- _Stated task_
Restate the whole listing word for word. Pictures are left out.

- _Supplied data_
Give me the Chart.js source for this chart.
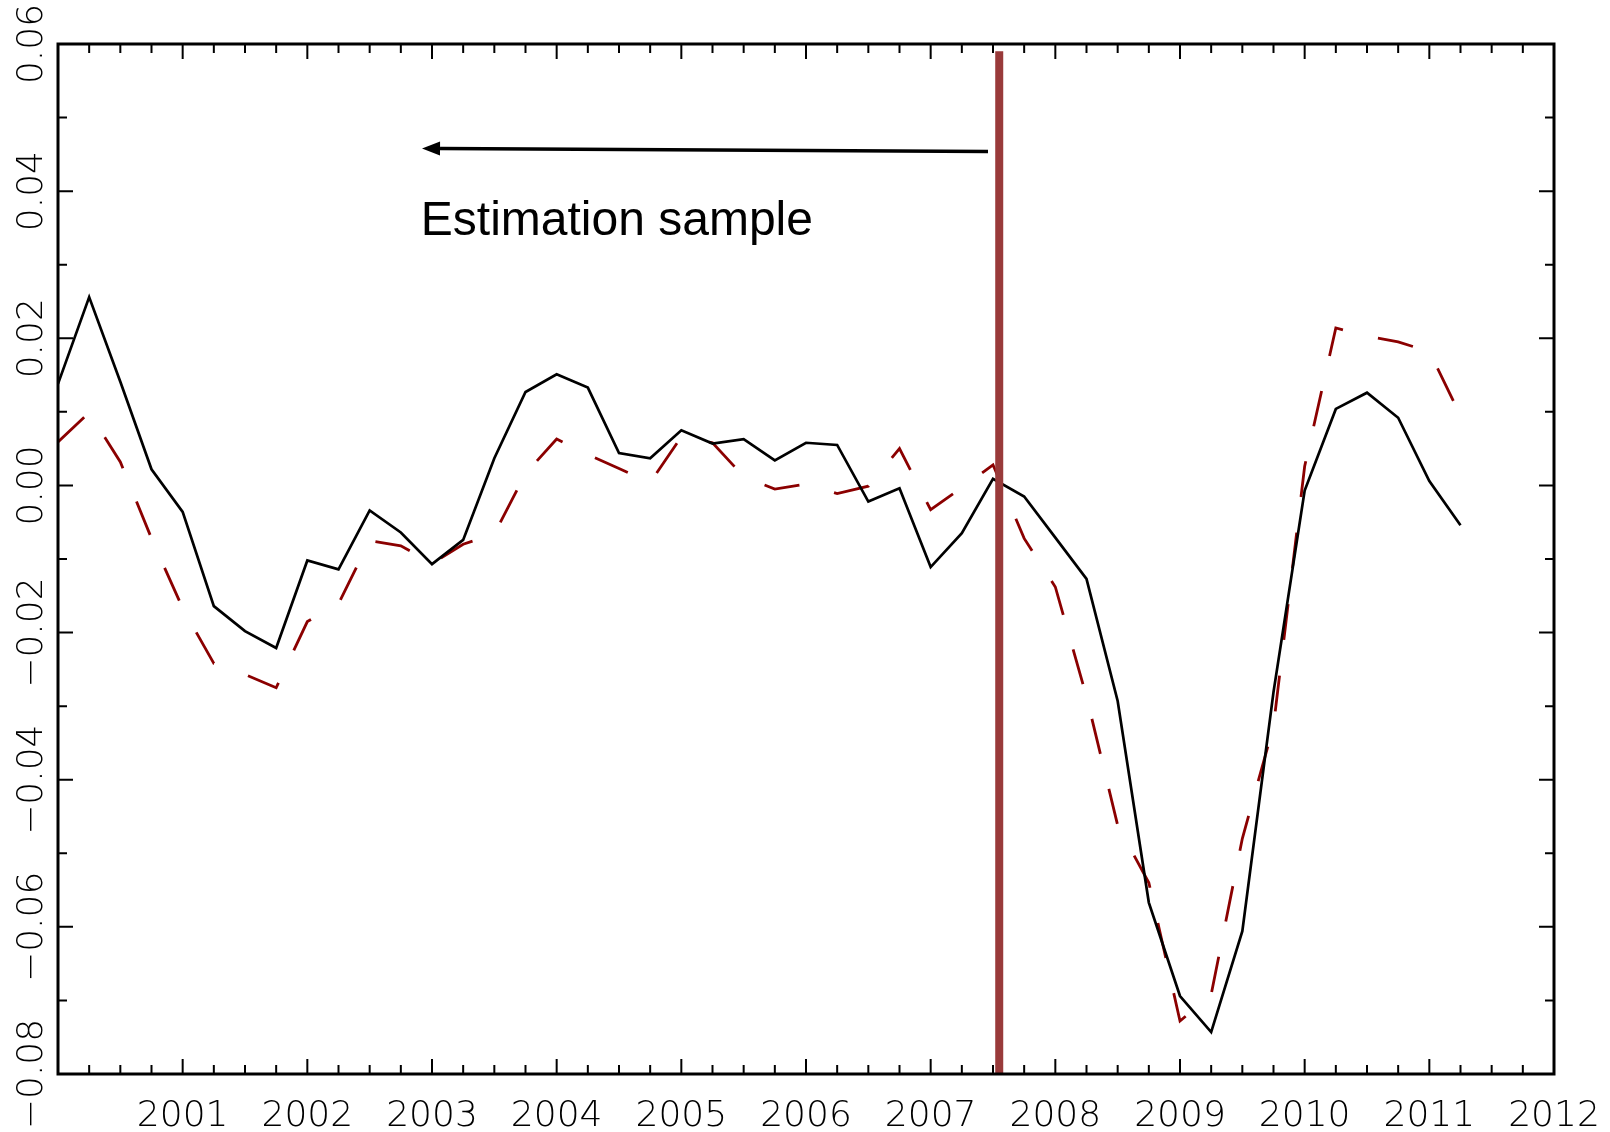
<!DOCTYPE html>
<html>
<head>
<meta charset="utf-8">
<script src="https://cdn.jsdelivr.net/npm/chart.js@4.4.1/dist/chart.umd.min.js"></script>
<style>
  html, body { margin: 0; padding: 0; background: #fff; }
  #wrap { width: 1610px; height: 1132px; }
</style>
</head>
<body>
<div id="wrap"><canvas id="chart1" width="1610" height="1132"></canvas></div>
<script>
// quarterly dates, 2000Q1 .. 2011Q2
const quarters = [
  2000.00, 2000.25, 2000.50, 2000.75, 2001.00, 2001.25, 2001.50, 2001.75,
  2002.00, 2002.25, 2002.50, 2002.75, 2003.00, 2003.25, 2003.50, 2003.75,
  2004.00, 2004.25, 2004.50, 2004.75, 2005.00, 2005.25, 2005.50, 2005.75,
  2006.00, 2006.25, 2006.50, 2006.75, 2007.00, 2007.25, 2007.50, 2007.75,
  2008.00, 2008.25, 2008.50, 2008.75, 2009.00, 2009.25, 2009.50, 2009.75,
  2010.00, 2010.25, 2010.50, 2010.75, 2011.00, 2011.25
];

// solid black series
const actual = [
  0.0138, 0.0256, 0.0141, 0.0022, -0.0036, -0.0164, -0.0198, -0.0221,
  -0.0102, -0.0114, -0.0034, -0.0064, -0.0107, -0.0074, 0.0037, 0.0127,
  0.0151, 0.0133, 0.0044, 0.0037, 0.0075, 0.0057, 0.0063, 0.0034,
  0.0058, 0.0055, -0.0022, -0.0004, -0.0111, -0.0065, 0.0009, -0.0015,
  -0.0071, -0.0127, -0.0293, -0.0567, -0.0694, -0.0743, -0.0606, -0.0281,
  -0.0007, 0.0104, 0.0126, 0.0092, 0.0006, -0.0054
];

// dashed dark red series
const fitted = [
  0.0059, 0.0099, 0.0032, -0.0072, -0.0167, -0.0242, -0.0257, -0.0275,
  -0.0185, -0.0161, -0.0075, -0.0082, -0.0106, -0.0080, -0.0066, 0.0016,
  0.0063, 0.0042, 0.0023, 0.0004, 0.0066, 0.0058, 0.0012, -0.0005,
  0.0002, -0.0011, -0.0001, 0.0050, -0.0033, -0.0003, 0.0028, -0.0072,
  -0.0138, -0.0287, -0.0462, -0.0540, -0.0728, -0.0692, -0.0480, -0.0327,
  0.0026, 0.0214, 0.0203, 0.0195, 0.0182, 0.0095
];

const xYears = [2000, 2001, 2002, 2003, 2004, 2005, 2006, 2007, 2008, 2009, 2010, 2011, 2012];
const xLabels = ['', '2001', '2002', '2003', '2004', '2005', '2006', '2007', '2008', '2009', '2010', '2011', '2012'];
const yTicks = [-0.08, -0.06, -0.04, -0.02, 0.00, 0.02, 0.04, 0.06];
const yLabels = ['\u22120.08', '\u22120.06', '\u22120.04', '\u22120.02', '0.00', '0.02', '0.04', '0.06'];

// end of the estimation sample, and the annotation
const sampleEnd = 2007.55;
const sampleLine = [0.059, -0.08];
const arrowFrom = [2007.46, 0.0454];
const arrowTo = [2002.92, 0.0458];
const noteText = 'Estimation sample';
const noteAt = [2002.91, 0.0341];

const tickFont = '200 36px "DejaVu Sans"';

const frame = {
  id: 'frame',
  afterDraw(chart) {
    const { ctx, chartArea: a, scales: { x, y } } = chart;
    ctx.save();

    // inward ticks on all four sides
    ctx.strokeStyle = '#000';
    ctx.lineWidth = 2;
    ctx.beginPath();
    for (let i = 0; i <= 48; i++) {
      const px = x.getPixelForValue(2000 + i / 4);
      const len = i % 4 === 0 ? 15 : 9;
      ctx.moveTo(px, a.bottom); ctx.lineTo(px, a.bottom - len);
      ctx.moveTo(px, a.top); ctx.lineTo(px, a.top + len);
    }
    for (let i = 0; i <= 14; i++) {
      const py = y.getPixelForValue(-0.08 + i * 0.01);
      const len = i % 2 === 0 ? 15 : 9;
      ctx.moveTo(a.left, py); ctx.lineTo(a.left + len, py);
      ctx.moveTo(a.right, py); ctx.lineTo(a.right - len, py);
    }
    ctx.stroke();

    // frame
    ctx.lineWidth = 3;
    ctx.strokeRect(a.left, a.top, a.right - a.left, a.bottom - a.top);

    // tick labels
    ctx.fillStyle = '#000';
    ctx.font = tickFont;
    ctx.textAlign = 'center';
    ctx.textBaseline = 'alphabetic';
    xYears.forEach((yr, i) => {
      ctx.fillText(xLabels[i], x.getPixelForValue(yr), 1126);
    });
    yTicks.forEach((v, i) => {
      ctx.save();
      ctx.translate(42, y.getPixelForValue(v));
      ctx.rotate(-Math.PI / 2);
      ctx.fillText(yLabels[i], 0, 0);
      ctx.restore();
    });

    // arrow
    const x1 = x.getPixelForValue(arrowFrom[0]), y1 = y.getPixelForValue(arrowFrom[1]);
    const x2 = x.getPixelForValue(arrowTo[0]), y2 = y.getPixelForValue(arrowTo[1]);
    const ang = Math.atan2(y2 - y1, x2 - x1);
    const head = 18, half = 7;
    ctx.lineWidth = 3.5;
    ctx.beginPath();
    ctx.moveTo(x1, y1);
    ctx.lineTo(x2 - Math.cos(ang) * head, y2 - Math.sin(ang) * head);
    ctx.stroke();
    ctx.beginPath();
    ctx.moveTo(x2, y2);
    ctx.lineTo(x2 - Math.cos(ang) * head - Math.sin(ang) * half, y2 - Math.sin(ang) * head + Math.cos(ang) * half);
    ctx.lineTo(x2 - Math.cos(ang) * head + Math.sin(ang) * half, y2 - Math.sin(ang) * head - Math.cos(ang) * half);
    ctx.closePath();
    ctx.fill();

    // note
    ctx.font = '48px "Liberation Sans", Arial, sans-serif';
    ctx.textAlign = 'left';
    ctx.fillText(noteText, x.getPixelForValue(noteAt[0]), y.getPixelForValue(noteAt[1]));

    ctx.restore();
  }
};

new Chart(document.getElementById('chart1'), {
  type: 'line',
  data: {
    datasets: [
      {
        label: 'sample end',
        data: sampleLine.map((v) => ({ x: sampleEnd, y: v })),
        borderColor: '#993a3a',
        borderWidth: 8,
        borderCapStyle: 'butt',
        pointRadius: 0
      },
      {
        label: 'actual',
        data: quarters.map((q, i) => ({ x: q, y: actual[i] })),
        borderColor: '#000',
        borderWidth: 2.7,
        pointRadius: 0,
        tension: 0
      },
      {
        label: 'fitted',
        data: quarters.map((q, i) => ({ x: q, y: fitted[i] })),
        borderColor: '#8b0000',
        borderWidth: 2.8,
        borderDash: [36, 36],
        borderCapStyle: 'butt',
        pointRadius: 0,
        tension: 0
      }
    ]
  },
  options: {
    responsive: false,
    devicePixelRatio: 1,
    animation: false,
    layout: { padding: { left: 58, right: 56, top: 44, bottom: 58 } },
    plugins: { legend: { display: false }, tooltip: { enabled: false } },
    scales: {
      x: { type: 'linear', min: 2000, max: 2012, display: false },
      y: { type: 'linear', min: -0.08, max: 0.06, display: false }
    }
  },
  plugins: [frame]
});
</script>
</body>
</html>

- _Output_
Give me the Chart.js source for this chart.
<!DOCTYPE html>
<html>
<head>
<meta charset="utf-8">
<script src="https://cdn.jsdelivr.net/npm/chart.js@4.4.1/dist/chart.umd.min.js"></script>
<style>
  html, body { margin: 0; padding: 0; background: #fff; }
  #wrap { width: 1610px; height: 1132px; }
</style>
</head>
<body>
<div id="wrap"><canvas id="chart1" width="1610" height="1132"></canvas></div>
<script>
// quarterly dates, 2000Q1 .. 2011Q2
const quarters = [
  2000.00, 2000.25, 2000.50, 2000.75, 2001.00, 2001.25, 2001.50, 2001.75,
  2002.00, 2002.25, 2002.50, 2002.75, 2003.00, 2003.25, 2003.50, 2003.75,
  2004.00, 2004.25, 2004.50, 2004.75, 2005.00, 2005.25, 2005.50, 2005.75,
  2006.00, 2006.25, 2006.50, 2006.75, 2007.00, 2007.25, 2007.50, 2007.75,
  2008.00, 2008.25, 2008.50, 2008.75, 2009.00, 2009.25, 2009.50, 2009.75,
  2010.00, 2010.25, 2010.50, 2010.75, 2011.00, 2011.25
];

// solid black series
const actual = [
  0.0138, 0.0256, 0.0141, 0.0022, -0.0036, -0.0164, -0.0198, -0.0221,
  -0.0102, -0.0114, -0.0034, -0.0064, -0.0107, -0.0074, 0.0037, 0.0127,
  0.0151, 0.0133, 0.0044, 0.0037, 0.0075, 0.0057, 0.0063, 0.0034,
  0.0058, 0.0055, -0.0022, -0.0004, -0.0111, -0.0065, 0.0009, -0.0015,
  -0.0071, -0.0127, -0.0293, -0.0567, -0.0694, -0.0743, -0.0606, -0.0281,
  -0.0007, 0.0104, 0.0126, 0.0092, 0.0006, -0.0054
];

// dashed dark red series
const fitted = [
  0.0059, 0.0099, 0.0032, -0.0072, -0.0167, -0.0242, -0.0257, -0.0275,
  -0.0185, -0.0161, -0.0075, -0.0082, -0.0106, -0.0080, -0.0066, 0.0016,
  0.0063, 0.0042, 0.0023, 0.0004, 0.0066, 0.0058, 0.0012, -0.0005,
  0.0002, -0.0011, -0.0001, 0.0050, -0.0033, -0.0003, 0.0028, -0.0072,
  -0.0138, -0.0287, -0.0462, -0.0540, -0.0728, -0.0692, -0.0480, -0.0327,
  0.0026, 0.0214, 0.0203, 0.0195, 0.0182, 0.0095
];

const xYears = [2000, 2001, 2002, 2003, 2004, 2005, 2006, 2007, 2008, 2009, 2010, 2011, 2012];
const xLabels = ['', '2001', '2002', '2003', '2004', '2005', '2006', '2007', '2008', '2009', '2010', '2011', '2012'];
const yTicks = [-0.08, -0.06, -0.04, -0.02, 0.00, 0.02, 0.04, 0.06];
const yLabels = ['\u22120.08', '\u22120.06', '\u22120.04', '\u22120.02', '0.00', '0.02', '0.04', '0.06'];

// end of the estimation sample, and the annotation
const sampleEnd = 2007.55;
const sampleLine = [0.059, -0.08];
const arrowFrom = [2007.46, 0.0454];
const arrowTo = [2002.92, 0.0458];
const noteText = 'Estimation sample';
const noteAt = [2002.91, 0.0341];

const tickFont = '200 36px "DejaVu Sans"';

const frame = {
  id: 'frame',
  afterDraw(chart) {
    const { ctx, chartArea: a, scales: { x, y } } = chart;
    ctx.save();

    // inward ticks on all four sides
    ctx.strokeStyle = '#000';
    ctx.lineWidth = 2;
    ctx.beginPath();
    for (let i = 0; i <= 48; i++) {
      const px = x.getPixelForValue(2000 + i / 4);
      const len = i % 4 === 0 ? 15 : 9;
      ctx.moveTo(px, a.bottom); ctx.lineTo(px, a.bottom - len);
      ctx.moveTo(px, a.top); ctx.lineTo(px, a.top + len);
    }
    for (let i = 0; i <= 14; i++) {
      const py = y.getPixelForValue(-0.08 + i * 0.01);
      const len = i % 2 === 0 ? 15 : 9;
      ctx.moveTo(a.left, py); ctx.lineTo(a.left + len, py);
      ctx.moveTo(a.right, py); ctx.lineTo(a.right - len, py);
    }
    ctx.stroke();

    // frame
    ctx.lineWidth = 3;
    ctx.strokeRect(a.left, a.top, a.right - a.left, a.bottom - a.top);

    // tick labels
    ctx.fillStyle = '#000';
    ctx.font = tickFont;
    ctx.textAlign = 'center';
    ctx.textBaseline = 'alphabetic';
    xYears.forEach((yr, i) => {
      ctx.fillText(xLabels[i], x.getPixelForValue(yr), 1126);
    });
    yTicks.forEach((v, i) => {
      ctx.save();
      ctx.translate(42, y.getPixelForValue(v));
      ctx.rotate(-Math.PI / 2);
      ctx.fillText(yLabels[i], 0, 0);
      ctx.restore();
    });

    // arrow
    const x1 = x.getPixelForValue(arrowFrom[0]), y1 = y.getPixelForValue(arrowFrom[1]);
    const x2 = x.getPixelForValue(arrowTo[0]), y2 = y.getPixelForValue(arrowTo[1]);
    const ang = Math.atan2(y2 - y1, x2 - x1);
    const head = 18, half = 7;
    ctx.lineWidth = 3.5;
    ctx.beginPath();
    ctx.moveTo(x1, y1);
    ctx.lineTo(x2 - Math.cos(ang) * head, y2 - Math.sin(ang) * head);
    ctx.stroke();
    ctx.beginPath();
    ctx.moveTo(x2, y2);
    ctx.lineTo(x2 - Math.cos(ang) * head - Math.sin(ang) * half, y2 - Math.sin(ang) * head + Math.cos(ang) * half);
    ctx.lineTo(x2 - Math.cos(ang) * head + Math.sin(ang) * half, y2 - Math.sin(ang) * head - Math.cos(ang) * half);
    ctx.closePath();
    ctx.fill();

    // note
    ctx.font = '48px "Liberation Sans", Arial, sans-serif';
    ctx.textAlign = 'left';
    ctx.fillText(noteText, x.getPixelForValue(noteAt[0]), y.getPixelForValue(noteAt[1]));

    ctx.restore();
  }
};

new Chart(document.getElementById('chart1'), {
  type: 'line',
  data: {
    datasets: [
      {
        label: 'sample end',
        data: sampleLine.map((v) => ({ x: sampleEnd, y: v })),
        borderColor: '#993a3a',
        borderWidth: 8,
        borderCapStyle: 'butt',
        pointRadius: 0
      },
      {
        label: 'actual',
        data: quarters.map((q, i) => ({ x: q, y: actual[i] })),
        borderColor: '#000',
        borderWidth: 2.7,
        pointRadius: 0,
        tension: 0
      },
      {
        label: 'fitted',
        data: quarters.map((q, i) => ({ x: q, y: fitted[i] })),
        borderColor: '#8b0000',
        borderWidth: 2.8,
        borderDash: [36, 36],
        borderCapStyle: 'butt',
        pointRadius: 0,
        tension: 0
      }
    ]
  },
  options: {
    responsive: false,
    devicePixelRatio: 1,
    animation: false,
    layout: { padding: { left: 58, right: 56, top: 44, bottom: 58 } },
    plugins: { legend: { display: false }, tooltip: { enabled: false } },
    scales: {
      x: { type: 'linear', min: 2000, max: 2012, display: false },
      y: { type: 'linear', min: -0.08, max: 0.06, display: false }
    }
  },
  plugins: [frame]
});
</script>
</body>
</html>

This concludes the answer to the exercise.